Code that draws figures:
+---+
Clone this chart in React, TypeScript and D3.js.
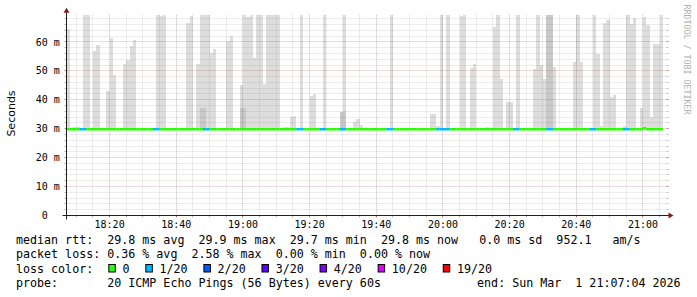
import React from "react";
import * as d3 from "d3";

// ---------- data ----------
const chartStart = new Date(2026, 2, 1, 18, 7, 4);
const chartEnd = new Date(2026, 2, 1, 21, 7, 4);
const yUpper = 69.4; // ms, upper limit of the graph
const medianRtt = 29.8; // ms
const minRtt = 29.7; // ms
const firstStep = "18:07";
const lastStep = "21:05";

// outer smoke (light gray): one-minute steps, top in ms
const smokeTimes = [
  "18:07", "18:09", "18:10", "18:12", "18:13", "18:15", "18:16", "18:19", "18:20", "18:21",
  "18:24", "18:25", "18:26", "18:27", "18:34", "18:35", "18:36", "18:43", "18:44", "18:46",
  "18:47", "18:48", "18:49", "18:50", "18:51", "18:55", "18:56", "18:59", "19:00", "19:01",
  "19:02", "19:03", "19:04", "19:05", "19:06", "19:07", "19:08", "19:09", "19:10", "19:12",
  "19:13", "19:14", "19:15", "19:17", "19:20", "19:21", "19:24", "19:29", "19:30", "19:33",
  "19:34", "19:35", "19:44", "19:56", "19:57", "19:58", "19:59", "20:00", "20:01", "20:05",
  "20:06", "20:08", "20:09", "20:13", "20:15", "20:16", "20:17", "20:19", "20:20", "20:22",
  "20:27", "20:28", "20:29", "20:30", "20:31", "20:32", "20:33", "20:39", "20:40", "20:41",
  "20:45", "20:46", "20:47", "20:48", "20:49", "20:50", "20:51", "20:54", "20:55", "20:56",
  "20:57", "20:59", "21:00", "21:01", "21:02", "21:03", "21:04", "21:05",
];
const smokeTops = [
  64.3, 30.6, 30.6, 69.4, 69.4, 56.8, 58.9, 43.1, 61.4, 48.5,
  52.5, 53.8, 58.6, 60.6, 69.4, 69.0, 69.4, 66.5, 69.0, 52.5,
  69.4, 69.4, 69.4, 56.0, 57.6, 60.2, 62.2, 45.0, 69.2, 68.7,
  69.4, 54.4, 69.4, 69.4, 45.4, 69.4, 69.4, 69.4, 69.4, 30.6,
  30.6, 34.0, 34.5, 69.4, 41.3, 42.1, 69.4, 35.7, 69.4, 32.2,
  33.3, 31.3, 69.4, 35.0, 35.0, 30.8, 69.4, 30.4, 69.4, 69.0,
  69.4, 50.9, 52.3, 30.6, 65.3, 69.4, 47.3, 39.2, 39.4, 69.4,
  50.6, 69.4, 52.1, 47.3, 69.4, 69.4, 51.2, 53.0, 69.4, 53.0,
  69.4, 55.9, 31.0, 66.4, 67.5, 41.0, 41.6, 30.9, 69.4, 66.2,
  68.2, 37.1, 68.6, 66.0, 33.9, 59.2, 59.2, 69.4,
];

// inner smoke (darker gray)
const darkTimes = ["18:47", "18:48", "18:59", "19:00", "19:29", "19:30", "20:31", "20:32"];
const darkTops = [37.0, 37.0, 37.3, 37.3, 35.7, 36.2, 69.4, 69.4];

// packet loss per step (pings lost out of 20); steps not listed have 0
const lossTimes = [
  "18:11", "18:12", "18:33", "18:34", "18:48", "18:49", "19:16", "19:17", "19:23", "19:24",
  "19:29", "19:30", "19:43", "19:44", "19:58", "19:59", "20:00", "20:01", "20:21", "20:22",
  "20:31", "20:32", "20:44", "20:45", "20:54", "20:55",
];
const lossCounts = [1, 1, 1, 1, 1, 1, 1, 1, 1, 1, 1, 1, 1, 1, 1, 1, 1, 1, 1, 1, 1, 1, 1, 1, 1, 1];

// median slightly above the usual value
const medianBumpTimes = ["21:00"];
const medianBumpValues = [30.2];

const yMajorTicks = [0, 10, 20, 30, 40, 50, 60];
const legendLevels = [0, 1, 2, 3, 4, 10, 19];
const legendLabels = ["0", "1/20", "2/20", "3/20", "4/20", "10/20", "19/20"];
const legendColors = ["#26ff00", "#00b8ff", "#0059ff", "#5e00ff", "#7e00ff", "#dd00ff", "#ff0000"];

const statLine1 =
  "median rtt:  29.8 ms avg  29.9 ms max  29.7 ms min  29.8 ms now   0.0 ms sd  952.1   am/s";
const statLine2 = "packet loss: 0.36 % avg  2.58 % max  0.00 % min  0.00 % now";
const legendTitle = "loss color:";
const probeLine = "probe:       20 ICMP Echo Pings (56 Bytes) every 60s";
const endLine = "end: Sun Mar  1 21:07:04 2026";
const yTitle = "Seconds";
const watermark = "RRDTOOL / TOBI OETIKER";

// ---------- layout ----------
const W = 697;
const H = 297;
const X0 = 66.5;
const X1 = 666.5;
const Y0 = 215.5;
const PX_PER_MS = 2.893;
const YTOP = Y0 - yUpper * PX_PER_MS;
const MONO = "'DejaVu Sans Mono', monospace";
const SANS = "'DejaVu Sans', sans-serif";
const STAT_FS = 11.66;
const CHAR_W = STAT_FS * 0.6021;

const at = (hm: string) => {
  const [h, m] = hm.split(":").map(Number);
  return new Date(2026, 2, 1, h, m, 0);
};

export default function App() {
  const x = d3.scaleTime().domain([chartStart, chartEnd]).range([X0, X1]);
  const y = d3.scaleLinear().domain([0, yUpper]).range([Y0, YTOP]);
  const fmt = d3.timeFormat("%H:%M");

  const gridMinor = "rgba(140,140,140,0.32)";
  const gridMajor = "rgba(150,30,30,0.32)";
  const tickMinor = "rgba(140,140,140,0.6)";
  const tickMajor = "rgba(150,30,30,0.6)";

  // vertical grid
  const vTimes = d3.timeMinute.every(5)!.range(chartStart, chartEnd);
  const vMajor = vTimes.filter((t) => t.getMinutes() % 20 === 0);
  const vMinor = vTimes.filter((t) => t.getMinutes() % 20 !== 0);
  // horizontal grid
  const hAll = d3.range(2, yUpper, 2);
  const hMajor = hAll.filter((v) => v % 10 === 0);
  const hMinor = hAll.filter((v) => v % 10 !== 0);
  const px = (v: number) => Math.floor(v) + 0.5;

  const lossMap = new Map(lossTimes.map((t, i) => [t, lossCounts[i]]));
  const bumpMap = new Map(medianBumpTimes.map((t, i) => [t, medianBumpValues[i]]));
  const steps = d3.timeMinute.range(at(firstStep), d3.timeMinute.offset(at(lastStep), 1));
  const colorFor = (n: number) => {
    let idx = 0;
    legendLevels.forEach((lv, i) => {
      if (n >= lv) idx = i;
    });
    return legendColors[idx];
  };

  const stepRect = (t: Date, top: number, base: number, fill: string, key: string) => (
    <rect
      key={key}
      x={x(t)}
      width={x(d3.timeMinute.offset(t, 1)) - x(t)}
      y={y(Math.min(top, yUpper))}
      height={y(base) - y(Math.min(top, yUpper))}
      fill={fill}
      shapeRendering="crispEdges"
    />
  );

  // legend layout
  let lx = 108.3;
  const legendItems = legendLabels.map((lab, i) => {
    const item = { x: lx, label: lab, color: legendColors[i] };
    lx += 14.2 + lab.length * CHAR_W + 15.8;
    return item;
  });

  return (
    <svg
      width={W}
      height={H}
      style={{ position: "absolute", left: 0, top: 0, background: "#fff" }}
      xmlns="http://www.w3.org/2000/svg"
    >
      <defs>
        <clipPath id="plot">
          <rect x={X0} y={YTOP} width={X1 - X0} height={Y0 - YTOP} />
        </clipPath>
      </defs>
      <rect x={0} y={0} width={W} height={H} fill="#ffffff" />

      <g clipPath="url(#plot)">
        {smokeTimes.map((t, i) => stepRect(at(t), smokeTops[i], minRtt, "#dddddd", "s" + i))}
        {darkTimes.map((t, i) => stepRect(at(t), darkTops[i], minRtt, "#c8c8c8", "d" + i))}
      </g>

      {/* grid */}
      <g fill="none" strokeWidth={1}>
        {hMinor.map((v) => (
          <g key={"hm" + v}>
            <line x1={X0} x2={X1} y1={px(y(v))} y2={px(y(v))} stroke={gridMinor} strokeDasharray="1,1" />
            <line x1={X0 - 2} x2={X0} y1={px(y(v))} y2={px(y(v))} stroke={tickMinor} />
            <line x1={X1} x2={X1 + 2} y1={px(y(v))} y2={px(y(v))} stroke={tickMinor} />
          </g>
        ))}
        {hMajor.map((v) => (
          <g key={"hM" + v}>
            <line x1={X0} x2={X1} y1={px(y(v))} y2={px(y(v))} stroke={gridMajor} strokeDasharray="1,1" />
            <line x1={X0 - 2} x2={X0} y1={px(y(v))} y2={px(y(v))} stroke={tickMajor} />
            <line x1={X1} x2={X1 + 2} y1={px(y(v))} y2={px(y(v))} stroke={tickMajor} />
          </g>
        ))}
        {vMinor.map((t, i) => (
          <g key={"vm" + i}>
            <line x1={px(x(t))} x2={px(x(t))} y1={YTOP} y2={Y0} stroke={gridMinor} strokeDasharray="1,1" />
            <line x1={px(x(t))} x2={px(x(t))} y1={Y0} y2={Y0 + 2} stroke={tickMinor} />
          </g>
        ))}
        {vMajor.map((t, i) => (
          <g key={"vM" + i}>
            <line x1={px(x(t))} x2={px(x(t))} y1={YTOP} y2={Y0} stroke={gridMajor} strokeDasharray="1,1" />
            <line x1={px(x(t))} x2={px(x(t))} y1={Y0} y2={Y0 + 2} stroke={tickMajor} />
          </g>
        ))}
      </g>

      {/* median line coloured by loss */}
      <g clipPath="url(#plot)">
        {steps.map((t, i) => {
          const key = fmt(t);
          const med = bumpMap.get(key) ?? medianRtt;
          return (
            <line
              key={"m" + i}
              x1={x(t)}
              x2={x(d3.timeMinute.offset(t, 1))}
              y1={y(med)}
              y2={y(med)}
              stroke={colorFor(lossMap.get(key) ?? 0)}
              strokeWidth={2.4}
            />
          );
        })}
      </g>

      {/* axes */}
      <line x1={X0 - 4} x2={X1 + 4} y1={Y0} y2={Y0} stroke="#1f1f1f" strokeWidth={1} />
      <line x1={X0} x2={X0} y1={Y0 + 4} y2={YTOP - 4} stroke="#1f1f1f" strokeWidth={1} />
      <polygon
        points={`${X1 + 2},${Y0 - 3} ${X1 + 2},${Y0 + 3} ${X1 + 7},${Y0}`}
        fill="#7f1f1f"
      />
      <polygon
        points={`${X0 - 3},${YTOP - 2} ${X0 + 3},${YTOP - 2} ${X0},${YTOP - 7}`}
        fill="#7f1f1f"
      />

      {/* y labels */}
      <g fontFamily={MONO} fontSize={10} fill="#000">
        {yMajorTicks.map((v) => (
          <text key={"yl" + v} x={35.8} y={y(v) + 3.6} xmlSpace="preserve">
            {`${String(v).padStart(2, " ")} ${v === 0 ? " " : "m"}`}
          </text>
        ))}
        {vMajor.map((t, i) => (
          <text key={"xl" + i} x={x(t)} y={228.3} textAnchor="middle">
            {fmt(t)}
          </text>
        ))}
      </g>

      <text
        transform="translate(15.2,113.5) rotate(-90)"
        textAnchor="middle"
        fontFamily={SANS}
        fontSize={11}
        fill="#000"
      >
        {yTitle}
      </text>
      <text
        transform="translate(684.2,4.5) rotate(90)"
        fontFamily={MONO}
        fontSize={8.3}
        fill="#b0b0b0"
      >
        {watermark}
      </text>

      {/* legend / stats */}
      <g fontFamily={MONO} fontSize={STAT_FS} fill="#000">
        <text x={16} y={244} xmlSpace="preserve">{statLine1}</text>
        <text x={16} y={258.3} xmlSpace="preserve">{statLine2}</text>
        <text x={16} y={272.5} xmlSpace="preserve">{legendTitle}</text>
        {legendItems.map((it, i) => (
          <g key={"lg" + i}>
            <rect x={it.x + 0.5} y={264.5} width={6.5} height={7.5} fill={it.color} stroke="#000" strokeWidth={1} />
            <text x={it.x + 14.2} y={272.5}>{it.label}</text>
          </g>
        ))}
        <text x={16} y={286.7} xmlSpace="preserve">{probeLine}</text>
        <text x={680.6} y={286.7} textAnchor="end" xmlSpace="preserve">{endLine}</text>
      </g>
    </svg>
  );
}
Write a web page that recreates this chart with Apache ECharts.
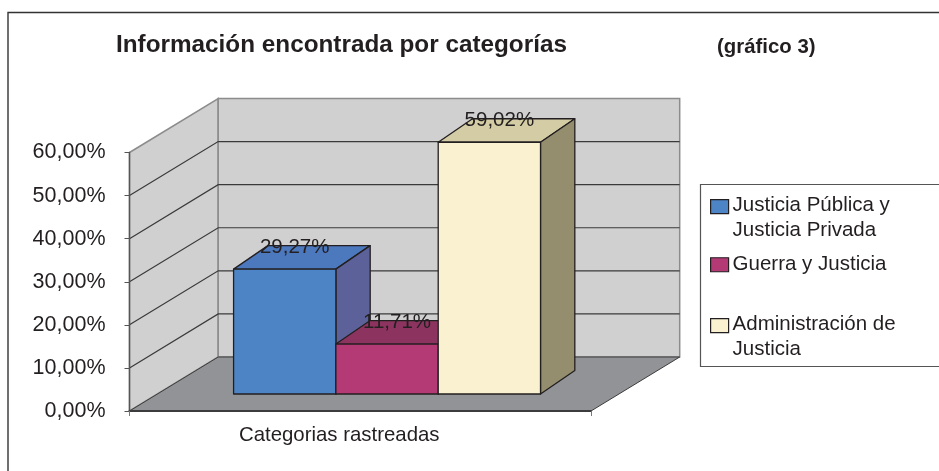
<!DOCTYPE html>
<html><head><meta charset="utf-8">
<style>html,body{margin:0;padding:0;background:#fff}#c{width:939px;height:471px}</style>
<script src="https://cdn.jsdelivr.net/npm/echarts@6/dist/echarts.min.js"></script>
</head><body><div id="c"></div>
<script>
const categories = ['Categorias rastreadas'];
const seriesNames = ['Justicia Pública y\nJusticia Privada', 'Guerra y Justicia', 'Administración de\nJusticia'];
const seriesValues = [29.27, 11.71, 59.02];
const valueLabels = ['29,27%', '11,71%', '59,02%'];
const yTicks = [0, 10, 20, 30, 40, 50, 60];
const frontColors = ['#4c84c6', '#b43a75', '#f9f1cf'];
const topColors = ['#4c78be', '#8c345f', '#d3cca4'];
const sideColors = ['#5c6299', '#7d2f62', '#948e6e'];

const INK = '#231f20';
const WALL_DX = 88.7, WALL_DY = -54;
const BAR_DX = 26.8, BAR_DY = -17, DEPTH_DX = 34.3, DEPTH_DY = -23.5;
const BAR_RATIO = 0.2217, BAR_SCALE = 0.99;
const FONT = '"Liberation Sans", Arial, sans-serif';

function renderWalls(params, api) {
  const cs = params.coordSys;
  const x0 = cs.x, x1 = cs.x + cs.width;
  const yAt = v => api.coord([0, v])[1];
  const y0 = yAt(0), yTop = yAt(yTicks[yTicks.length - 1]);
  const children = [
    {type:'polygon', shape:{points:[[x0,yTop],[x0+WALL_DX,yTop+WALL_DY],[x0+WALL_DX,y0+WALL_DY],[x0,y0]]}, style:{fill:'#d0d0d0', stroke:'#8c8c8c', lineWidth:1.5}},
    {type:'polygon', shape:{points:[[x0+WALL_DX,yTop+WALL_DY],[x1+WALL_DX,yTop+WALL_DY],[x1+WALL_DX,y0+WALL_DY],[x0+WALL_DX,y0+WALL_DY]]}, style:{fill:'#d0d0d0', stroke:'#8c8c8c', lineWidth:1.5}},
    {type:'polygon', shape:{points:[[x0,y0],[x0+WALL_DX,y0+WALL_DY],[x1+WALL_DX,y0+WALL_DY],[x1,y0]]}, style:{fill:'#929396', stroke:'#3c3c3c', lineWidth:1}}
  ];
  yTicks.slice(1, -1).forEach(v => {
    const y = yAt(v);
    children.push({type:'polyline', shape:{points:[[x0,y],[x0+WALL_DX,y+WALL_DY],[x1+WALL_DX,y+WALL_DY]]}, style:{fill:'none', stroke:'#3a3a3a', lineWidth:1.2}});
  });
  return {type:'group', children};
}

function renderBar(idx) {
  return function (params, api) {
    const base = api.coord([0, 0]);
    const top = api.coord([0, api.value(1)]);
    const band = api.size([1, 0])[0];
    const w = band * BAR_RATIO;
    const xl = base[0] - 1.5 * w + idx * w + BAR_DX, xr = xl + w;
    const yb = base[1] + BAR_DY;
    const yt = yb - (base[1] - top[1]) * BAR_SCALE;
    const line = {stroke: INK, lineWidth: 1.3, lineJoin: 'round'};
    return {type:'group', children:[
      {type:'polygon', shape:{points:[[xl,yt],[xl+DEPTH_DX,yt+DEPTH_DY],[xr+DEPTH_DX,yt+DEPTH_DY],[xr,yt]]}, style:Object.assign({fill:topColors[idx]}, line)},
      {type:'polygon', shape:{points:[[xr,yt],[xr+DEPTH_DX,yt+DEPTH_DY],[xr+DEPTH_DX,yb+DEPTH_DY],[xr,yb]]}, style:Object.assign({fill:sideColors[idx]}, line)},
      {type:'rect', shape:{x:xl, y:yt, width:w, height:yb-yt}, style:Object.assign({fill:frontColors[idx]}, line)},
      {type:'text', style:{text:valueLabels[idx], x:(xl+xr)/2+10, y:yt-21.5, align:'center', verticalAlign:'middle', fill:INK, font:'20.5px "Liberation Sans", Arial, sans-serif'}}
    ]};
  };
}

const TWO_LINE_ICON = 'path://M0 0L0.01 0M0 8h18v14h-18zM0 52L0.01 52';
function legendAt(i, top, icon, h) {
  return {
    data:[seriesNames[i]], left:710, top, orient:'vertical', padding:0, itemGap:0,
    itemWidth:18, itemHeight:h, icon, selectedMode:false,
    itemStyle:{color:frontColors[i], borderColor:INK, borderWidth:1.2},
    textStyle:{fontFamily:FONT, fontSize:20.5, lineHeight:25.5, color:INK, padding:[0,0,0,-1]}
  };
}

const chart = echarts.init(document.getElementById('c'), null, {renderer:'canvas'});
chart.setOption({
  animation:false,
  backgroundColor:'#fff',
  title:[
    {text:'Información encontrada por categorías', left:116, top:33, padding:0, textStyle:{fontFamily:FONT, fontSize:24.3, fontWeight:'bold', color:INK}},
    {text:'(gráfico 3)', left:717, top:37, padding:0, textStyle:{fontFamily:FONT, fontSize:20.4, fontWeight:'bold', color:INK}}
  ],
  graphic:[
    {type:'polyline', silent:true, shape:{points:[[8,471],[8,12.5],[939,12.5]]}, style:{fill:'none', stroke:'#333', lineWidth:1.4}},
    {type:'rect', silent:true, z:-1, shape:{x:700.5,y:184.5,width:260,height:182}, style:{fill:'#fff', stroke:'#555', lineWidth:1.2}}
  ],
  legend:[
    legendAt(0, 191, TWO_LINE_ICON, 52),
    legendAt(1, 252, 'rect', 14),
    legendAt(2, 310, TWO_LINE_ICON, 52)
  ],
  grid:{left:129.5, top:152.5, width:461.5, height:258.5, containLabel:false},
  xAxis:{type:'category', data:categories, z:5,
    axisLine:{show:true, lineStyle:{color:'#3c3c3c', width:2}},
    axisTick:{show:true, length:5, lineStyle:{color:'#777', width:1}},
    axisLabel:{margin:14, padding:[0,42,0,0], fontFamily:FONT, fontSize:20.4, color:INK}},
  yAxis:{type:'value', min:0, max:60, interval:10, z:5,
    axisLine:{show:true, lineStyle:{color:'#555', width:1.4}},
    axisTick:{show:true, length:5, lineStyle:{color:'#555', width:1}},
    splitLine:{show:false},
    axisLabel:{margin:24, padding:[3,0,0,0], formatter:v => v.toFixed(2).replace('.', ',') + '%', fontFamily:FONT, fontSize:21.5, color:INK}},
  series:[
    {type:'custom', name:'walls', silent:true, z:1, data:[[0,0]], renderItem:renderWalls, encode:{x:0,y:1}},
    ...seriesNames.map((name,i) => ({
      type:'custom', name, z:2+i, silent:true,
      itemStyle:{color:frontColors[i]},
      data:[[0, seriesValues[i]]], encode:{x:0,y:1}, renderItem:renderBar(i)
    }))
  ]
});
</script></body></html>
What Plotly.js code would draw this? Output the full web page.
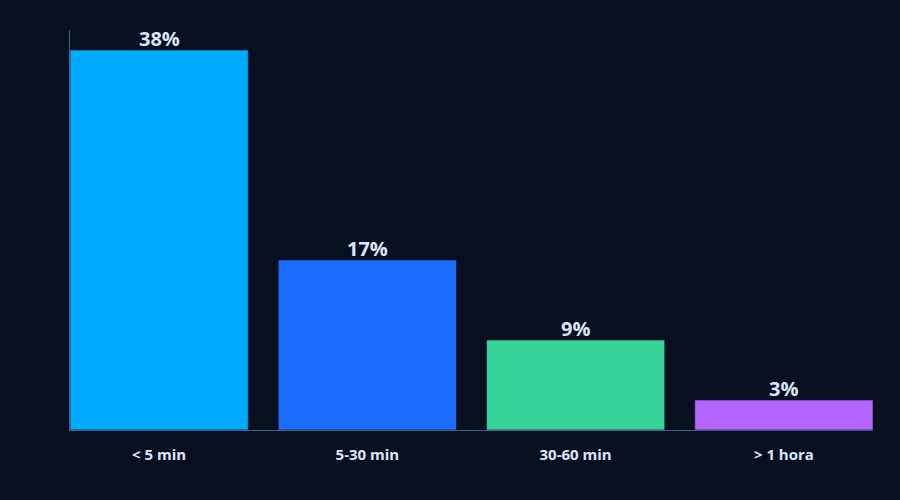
+---+
Task details: Include the first line of the records, the line containing "import * as", and every line between them, repeated exactly. Skip the pictures.

Answer to this problem:
Clone this chart in React, TypeScript and D3.js.
import React from "react";
import * as d3 from "d3";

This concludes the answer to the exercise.